One other crucial quality rounded out the greenback’s unbeatable résumé. The United States offered the world broad and deep capital markets. This gave the currency an essential edge by presenting its varied holders with an array of financial instruments in which to place their holdings, some offering security, some liquidity and still others higher potential returns, perhaps at the expense of security or a measure of liquidity. Through their immense size and ceaseless activity, these markets further promised anyone worldwide that they could convert their dollar investments quickly into spendable cash and then, just as quickly, convert that dollar cash into other currencies or gold. Because these markets also traded actively in futures and options, they offered dollar holders a welcome way to hedge against the risk of any fluctuations between the greenback’s value and commodities, such as gold or copper or foodstuffs, or, critically, between the dollar and their home currency or any currency in which they faced liabilities.

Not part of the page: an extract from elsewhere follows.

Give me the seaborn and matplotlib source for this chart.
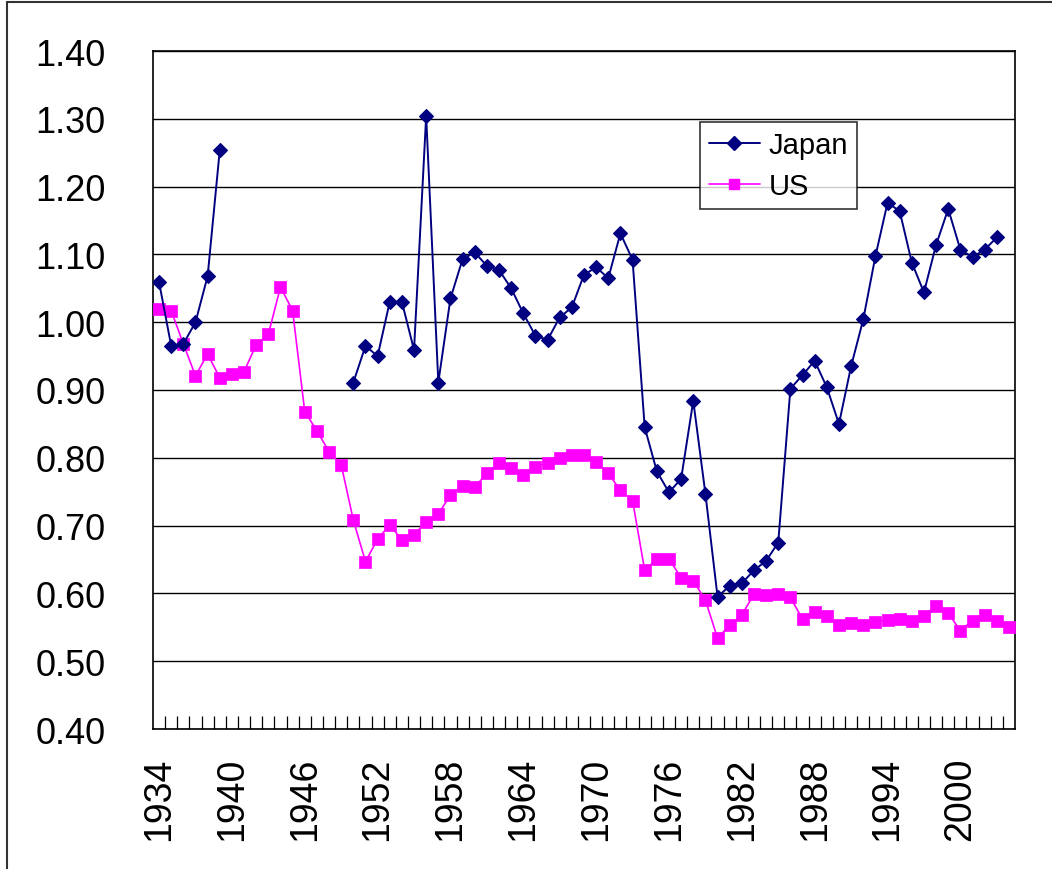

During the twenty-five years following the Second World War, these impeccable credentials left the dollar unchallenged. Its only shortcoming emerged, ironically, from the American economy’s overwhelming relative strength, which created a net trade surplus with the rest of the world. Ideally, the country issuing the reserve currency should run a deficit. Buying more from the rest of the world than selling to it would create a natural flow of reserves onto global markets that could meet the growing liquidity needs of expanding world trade. This dollar shortage, however, began to disappear in the late 1960s, as improving competitive abilities abroad put American foreign trade into deficit. But while that development solved an international financial problem, it laid the seeds of the system’s demise by creating a domestic one. U.S.-based producers, unaccustomed to competition, chafed as foreign firms, especially Japanese and German, pushed them out of markets, both foreign and domestic, that they had once dominated. Then President Richard Nixon felt the political pressure and sought to relieve it by altering the fixed foreign-exchange rates set by the Bretton Woods agreement. When Germany and Japan resisted, Nixon acted unilaterally and, on August 15, 1971, severed the link between the dollar and gold.

Yet, the greenback retained its position as the global reserve. To some extent, its resilience reflected the influence of that long habit from prior years and the institutional arrangements established around it. The currency continued to be dominant in most international trade and banking arrangements. Though the dollar lost bragging rights as a secure store of value, few other currencies could claim a superior record. Some had indeed gained against the greenback, but almost all countries suffered as severe inflation as the United States. In other respects, alternative currencies had still less to offer. Some, to be sure, had elements required of a global reserve. By the 1970s, many more nations could claim political stability and the rule of law than in the late 1940s. None, however, had anything approaching America’s diplomatic or military reach, the size of its economy or the scope of its trade. U.S. financial markets, too, contributed to the dollar’s ability to retain its status. Only London could rival their depth, breadth, liquidity and versatility, but the pound sterling by this time lacked many of the other elements required of a reserve.

 

SINCE THEN, the relative position of the United States has deteriorated further. The dollar has continued to lose foreign-exchange value against the world’s major currencies (if not in recent years, then certainly on balance over longer stretches of time). The United States remains the world’s largest economy, but not nearly by the margins that once prevailed. China rivals America’s trade reach, and even German trade is relatively greater than it was in the 1970s. The euro zone, of which Germany is a part, certainly approaches the scale of America’s economy and volumes of international trade. Questions have arisen about Washington’s diplomatic and military reach, while its budget deficits and financial turmoil have raised more questions than ever about the prudence of U.S. policy. Some have even voiced doubts about Washington’s ability to meet its financial obligations. As if to underscore all these signs of American weakness, in 2011 Standard & Poor’s downgraded its assessment of the creditworthiness of the United States.

Now China has actively begun to attack the dollar’s position. Officials in Beijing have openly declared their objective, stating ominously through the country’s official news agency Xinhua that “it is perhaps a good time for the befuddled world to start considering building a de-Americanized world.” At the February 2014 meeting of the G-20, Chinese representatives accused the United States of abusing the dollar’s reserve status and merely living off printed money, with nothing to back its prosperity. Beijing has gone well beyond rhetoric, too. It has pressed Chinese firms, both state owned and private, to use yuan instead of dollars in cross-border transactions. At last count, some seventy thousand Chinese companies had complied. Beijing has signed agreements with Japan, Russia, India, Brazil, South Korea, Saudi Arabia, the United Arab Emirates and others to conduct their bilateral trade in their own currencies instead of dollars. As Africa’s largest trading partner, China has also successfully promoted the use of yuan in trade there.

Yet for all this activity and striving, the dollar remains securely dominant. It is by far the world’s most traded currency, involved in 87 percent of all global currency exchanges, up from 85 percent in 2010. The euro is the next largest at a distant 33 percent, with the yen at 23 percent and the pound at 12 percent. The yuan, though up quite a bit from its 0.9 percent in 2010, is still only involved in 2.2 percent of all global currency trades. Almost 90 percent of the world’s trade contracts, totaling over $5 trillion a day, are denominated in dollars, whether an American is involved or not. By comparison, the yuan constitutes an equivalent of about $100 billion a day, or only 1.5 percent of global volume. And when the yuan is used, there is always a Chinese party involved. The International Monetary Fund (IMF) reports that dollars still make up more than 62 percent of the reserve holdings of the world’s central banks, down only slightly from 71 percent in 2000. The euro is far behind in second place at 23 percent of the total, up only slightly from 18 percent in 2000. The pound sterling and the yen comprise merely 4 percent of such holdings each. In this regard, the yuan does not even rate mention.